▶ **Exercise details**
Reproduce nothing but the lines from the start of the material through the line that includes "const svg = d3.select('#chart');", both ends included, and omit every picture.

⟨

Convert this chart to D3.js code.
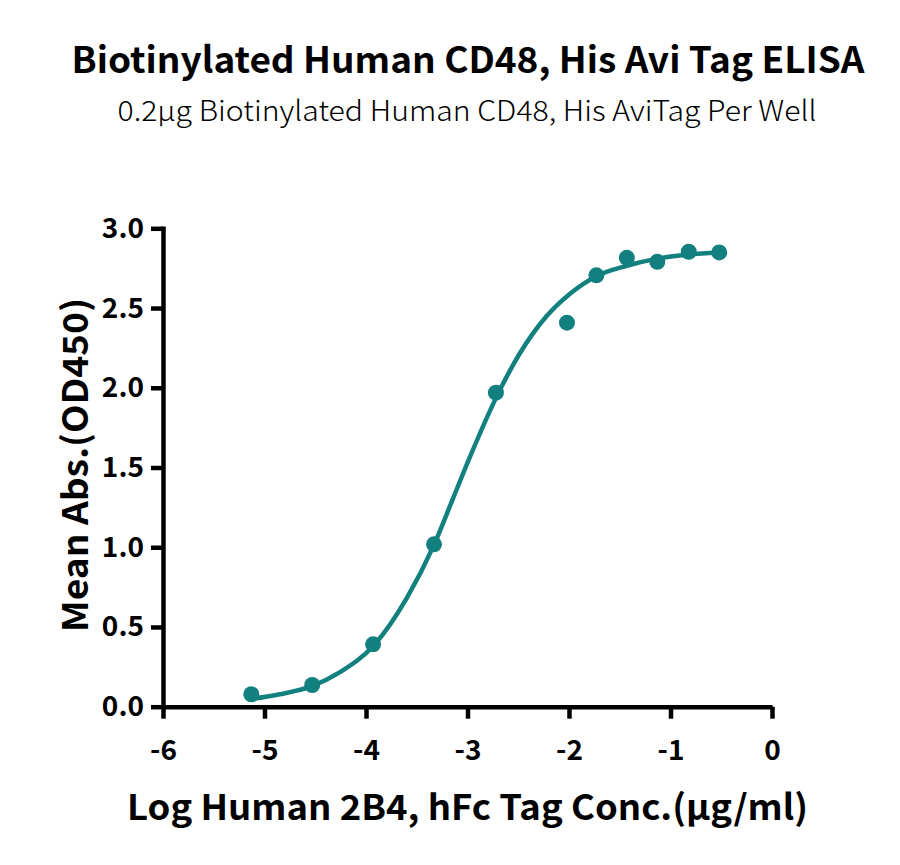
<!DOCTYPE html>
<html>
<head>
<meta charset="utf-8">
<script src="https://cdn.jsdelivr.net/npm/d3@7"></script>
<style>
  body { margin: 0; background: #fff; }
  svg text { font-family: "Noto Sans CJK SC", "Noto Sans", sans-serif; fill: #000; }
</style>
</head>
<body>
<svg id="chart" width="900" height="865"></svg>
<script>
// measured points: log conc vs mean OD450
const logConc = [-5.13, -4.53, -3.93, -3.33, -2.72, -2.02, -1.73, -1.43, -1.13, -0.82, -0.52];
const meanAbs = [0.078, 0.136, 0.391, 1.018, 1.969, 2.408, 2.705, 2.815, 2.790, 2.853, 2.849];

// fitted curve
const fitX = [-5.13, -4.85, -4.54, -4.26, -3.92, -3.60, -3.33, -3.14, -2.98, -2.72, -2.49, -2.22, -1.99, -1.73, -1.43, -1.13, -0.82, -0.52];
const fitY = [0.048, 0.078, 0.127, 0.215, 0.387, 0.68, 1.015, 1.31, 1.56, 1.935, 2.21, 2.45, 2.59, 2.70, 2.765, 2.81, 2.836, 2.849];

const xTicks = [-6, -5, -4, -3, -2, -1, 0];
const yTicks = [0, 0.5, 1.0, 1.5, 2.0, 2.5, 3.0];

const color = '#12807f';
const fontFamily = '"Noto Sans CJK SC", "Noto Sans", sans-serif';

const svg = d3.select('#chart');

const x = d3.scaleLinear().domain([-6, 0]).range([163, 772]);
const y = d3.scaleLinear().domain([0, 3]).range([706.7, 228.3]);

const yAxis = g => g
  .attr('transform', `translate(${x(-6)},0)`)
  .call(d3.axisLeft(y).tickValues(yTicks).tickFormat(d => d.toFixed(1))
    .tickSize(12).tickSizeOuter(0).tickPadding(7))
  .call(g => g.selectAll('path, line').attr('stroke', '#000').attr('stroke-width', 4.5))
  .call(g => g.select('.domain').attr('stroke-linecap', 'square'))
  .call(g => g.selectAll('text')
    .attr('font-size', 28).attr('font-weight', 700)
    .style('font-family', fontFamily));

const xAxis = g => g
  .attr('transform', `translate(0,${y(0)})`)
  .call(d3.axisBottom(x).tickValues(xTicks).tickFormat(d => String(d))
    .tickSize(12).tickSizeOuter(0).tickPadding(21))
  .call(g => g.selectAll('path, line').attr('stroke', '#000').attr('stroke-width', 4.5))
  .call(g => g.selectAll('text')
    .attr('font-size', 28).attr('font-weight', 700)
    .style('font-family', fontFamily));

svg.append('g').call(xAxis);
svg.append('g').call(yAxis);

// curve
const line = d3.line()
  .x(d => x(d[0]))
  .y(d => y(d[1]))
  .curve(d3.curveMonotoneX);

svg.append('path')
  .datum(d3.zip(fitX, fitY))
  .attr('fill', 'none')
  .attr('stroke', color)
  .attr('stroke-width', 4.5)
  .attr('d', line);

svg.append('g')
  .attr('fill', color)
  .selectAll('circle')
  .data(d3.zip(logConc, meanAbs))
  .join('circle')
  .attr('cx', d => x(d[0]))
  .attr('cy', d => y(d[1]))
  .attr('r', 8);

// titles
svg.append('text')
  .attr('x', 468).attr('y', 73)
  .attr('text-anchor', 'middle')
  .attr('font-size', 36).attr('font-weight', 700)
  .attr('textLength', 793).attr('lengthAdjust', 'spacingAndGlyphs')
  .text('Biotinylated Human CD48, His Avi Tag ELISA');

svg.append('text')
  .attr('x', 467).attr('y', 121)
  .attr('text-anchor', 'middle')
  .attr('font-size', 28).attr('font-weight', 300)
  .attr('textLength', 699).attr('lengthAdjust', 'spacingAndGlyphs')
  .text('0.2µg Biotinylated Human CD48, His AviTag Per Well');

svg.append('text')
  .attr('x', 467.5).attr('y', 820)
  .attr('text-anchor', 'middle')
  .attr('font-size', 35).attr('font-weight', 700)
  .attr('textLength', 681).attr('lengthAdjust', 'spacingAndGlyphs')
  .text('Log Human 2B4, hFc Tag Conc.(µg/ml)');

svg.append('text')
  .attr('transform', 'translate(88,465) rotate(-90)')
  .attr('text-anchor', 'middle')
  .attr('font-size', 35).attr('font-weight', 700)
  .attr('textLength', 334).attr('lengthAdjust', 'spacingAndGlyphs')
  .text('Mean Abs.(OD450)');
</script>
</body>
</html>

⟩

▶ **Response to the task**
Convert this chart to D3.js code.
<!DOCTYPE html>
<html>
<head>
<meta charset="utf-8">
<script src="https://cdn.jsdelivr.net/npm/d3@7"></script>
<style>
  body { margin: 0; background: #fff; }
  svg text { font-family: "Noto Sans CJK SC", "Noto Sans", sans-serif; fill: #000; }
</style>
</head>
<body>
<svg id="chart" width="900" height="865"></svg>
<script>
// measured points: log conc vs mean OD450
const logConc = [-5.13, -4.53, -3.93, -3.33, -2.72, -2.02, -1.73, -1.43, -1.13, -0.82, -0.52];
const meanAbs = [0.078, 0.136, 0.391, 1.018, 1.969, 2.408, 2.705, 2.815, 2.790, 2.853, 2.849];

// fitted curve
const fitX = [-5.13, -4.85, -4.54, -4.26, -3.92, -3.60, -3.33, -3.14, -2.98, -2.72, -2.49, -2.22, -1.99, -1.73, -1.43, -1.13, -0.82, -0.52];
const fitY = [0.048, 0.078, 0.127, 0.215, 0.387, 0.68, 1.015, 1.31, 1.56, 1.935, 2.21, 2.45, 2.59, 2.70, 2.765, 2.81, 2.836, 2.849];

const xTicks = [-6, -5, -4, -3, -2, -1, 0];
const yTicks = [0, 0.5, 1.0, 1.5, 2.0, 2.5, 3.0];

const color = '#12807f';
const fontFamily = '"Noto Sans CJK SC", "Noto Sans", sans-serif';

const svg = d3.select('#chart');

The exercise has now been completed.